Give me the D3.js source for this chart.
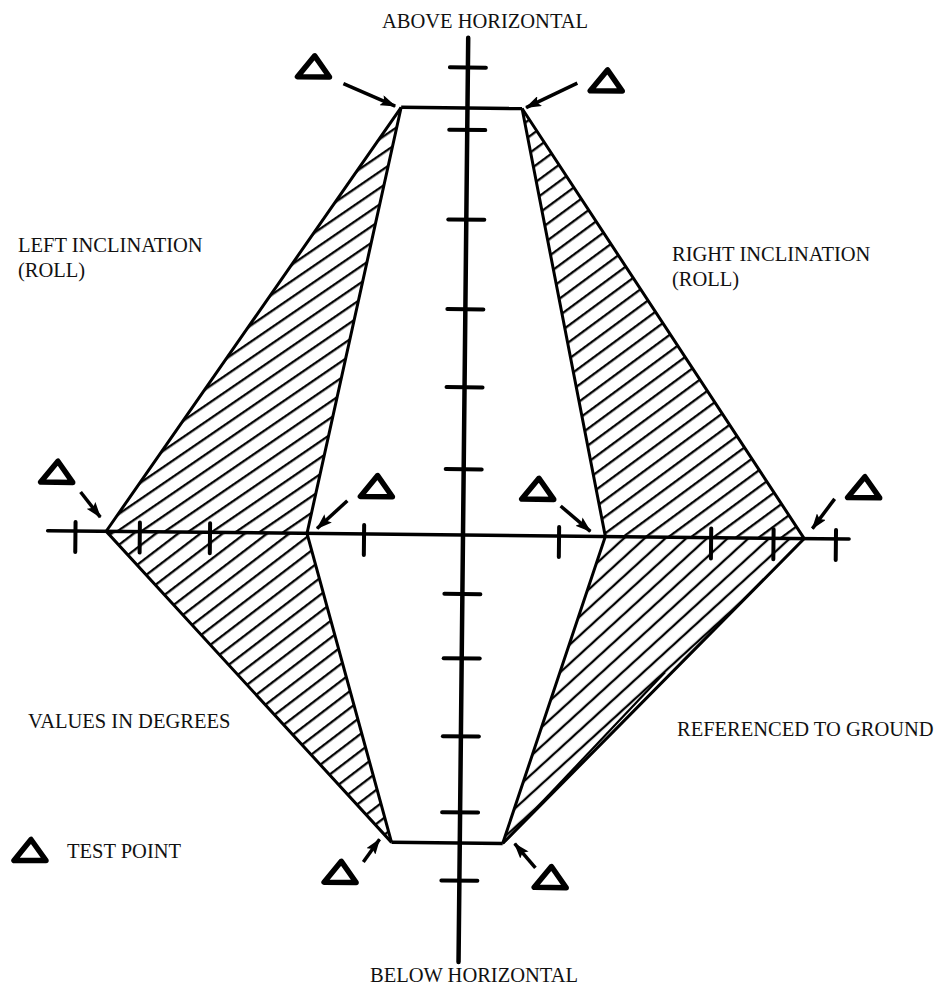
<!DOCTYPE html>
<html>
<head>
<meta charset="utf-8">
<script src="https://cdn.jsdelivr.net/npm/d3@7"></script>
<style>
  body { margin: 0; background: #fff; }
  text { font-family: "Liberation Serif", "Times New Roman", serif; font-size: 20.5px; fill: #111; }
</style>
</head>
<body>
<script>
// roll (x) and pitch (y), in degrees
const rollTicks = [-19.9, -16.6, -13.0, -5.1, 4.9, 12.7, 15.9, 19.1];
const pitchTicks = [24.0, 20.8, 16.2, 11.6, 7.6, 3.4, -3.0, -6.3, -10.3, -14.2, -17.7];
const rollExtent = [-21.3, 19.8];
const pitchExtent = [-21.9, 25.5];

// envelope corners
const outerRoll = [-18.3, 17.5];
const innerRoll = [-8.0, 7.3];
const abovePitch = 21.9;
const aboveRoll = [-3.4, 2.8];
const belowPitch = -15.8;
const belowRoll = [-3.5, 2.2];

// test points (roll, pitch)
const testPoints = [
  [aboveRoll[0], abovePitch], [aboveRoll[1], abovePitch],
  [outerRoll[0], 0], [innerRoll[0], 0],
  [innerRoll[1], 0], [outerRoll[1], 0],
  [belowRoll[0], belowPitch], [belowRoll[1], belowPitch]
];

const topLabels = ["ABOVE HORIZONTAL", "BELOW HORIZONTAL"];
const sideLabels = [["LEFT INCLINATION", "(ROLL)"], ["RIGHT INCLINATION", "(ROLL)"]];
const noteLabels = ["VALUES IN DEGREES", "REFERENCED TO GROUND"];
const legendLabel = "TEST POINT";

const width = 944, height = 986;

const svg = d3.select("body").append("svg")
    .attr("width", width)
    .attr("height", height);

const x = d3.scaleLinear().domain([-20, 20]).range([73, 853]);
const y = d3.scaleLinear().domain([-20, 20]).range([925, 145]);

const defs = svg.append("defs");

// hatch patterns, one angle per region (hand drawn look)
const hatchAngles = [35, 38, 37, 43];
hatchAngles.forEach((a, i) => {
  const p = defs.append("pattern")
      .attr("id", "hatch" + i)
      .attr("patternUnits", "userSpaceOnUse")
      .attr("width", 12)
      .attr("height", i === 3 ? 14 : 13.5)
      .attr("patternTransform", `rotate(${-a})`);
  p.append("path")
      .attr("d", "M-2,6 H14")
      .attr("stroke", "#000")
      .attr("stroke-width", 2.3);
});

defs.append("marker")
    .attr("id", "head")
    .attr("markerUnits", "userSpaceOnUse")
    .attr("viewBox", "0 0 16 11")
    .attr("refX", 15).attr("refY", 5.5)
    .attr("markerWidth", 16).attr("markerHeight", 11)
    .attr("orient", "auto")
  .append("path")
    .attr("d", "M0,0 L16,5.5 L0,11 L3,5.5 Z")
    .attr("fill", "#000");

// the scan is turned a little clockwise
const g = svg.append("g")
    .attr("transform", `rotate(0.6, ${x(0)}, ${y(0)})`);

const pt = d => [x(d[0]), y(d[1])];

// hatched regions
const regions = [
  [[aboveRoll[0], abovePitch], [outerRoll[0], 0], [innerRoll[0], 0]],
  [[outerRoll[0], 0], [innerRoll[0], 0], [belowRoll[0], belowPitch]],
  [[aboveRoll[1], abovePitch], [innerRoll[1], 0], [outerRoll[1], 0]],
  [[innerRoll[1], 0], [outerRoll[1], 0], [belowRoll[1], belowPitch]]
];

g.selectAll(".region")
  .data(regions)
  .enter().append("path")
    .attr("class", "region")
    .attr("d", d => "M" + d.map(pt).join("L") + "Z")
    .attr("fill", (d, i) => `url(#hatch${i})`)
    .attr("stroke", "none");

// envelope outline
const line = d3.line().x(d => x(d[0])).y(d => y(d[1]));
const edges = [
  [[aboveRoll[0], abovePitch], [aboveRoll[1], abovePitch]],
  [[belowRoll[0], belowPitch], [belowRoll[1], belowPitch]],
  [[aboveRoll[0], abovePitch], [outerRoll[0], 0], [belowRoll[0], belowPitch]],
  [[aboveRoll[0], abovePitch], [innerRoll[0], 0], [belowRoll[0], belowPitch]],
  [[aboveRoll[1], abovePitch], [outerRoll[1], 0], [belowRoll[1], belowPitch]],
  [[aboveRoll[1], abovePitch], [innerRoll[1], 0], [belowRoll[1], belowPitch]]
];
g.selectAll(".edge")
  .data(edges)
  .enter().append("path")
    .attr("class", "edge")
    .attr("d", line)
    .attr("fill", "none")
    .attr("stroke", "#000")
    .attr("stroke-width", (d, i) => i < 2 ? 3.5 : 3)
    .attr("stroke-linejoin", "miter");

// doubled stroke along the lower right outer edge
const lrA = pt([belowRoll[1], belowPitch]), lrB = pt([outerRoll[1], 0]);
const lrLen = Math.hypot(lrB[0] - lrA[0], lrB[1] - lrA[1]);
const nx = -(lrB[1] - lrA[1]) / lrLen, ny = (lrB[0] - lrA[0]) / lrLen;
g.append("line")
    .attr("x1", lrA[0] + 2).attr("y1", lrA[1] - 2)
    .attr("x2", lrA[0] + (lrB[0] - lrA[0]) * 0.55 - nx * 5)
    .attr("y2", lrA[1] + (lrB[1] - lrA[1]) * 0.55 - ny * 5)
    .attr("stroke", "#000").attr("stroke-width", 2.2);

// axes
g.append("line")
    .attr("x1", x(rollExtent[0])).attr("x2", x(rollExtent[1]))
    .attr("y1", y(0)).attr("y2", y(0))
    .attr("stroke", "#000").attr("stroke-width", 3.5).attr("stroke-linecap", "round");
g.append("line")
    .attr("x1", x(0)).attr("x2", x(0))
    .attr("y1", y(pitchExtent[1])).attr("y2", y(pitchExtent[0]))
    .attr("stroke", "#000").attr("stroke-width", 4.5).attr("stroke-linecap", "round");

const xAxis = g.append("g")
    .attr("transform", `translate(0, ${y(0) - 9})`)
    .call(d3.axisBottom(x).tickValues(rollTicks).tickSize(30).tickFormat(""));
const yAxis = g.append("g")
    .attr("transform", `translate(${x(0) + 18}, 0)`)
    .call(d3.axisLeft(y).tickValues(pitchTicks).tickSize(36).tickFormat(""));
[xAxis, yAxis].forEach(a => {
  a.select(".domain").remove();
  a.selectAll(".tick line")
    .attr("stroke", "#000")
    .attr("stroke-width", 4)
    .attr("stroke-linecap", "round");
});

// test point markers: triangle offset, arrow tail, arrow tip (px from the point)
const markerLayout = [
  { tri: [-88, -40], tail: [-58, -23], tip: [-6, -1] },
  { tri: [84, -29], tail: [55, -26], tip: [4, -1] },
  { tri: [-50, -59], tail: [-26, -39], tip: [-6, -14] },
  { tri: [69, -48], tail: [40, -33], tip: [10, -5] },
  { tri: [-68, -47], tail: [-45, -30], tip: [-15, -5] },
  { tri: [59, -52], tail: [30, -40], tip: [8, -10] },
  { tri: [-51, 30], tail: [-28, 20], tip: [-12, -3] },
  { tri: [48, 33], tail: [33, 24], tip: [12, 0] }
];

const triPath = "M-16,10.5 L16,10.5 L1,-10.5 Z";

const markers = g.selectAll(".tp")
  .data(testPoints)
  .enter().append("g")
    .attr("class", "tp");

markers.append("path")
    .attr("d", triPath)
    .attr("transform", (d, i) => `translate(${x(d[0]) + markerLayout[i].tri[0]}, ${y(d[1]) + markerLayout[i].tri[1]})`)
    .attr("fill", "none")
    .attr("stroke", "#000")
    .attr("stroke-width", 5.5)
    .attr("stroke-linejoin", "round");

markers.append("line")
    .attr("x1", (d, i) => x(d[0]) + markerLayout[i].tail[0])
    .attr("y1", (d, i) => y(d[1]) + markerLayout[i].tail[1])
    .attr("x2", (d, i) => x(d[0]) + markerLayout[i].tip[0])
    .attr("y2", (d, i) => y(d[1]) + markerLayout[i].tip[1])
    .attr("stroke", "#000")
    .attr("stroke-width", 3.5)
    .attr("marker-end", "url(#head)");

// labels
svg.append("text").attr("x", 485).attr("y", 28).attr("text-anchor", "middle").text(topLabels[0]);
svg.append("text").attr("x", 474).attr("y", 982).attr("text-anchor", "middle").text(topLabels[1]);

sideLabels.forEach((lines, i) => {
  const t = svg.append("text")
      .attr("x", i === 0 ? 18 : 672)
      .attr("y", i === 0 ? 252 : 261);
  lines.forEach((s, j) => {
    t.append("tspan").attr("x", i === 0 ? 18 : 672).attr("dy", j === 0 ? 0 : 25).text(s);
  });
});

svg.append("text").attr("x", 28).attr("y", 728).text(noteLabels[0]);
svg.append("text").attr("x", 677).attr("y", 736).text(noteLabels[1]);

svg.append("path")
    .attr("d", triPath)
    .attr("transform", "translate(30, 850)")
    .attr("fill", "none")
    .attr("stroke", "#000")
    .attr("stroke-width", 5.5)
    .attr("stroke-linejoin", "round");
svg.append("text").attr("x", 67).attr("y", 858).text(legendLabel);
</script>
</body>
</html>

§ Given problem
Up to and including the line containing "const pitchExtent = [-21.9, 25.5];", repeat every line from the start of the data, but none of the pictures.

§ Output for this exercise
Give me the D3.js source for this chart.
<!DOCTYPE html>
<html>
<head>
<meta charset="utf-8">
<script src="https://cdn.jsdelivr.net/npm/d3@7"></script>
<style>
  body { margin: 0; background: #fff; }
  text { font-family: "Liberation Serif", "Times New Roman", serif; font-size: 20.5px; fill: #111; }
</style>
</head>
<body>
<script>
// roll (x) and pitch (y), in degrees
const rollTicks = [-19.9, -16.6, -13.0, -5.1, 4.9, 12.7, 15.9, 19.1];
const pitchTicks = [24.0, 20.8, 16.2, 11.6, 7.6, 3.4, -3.0, -6.3, -10.3, -14.2, -17.7];
const rollExtent = [-21.3, 19.8];
const pitchExtent = [-21.9, 25.5];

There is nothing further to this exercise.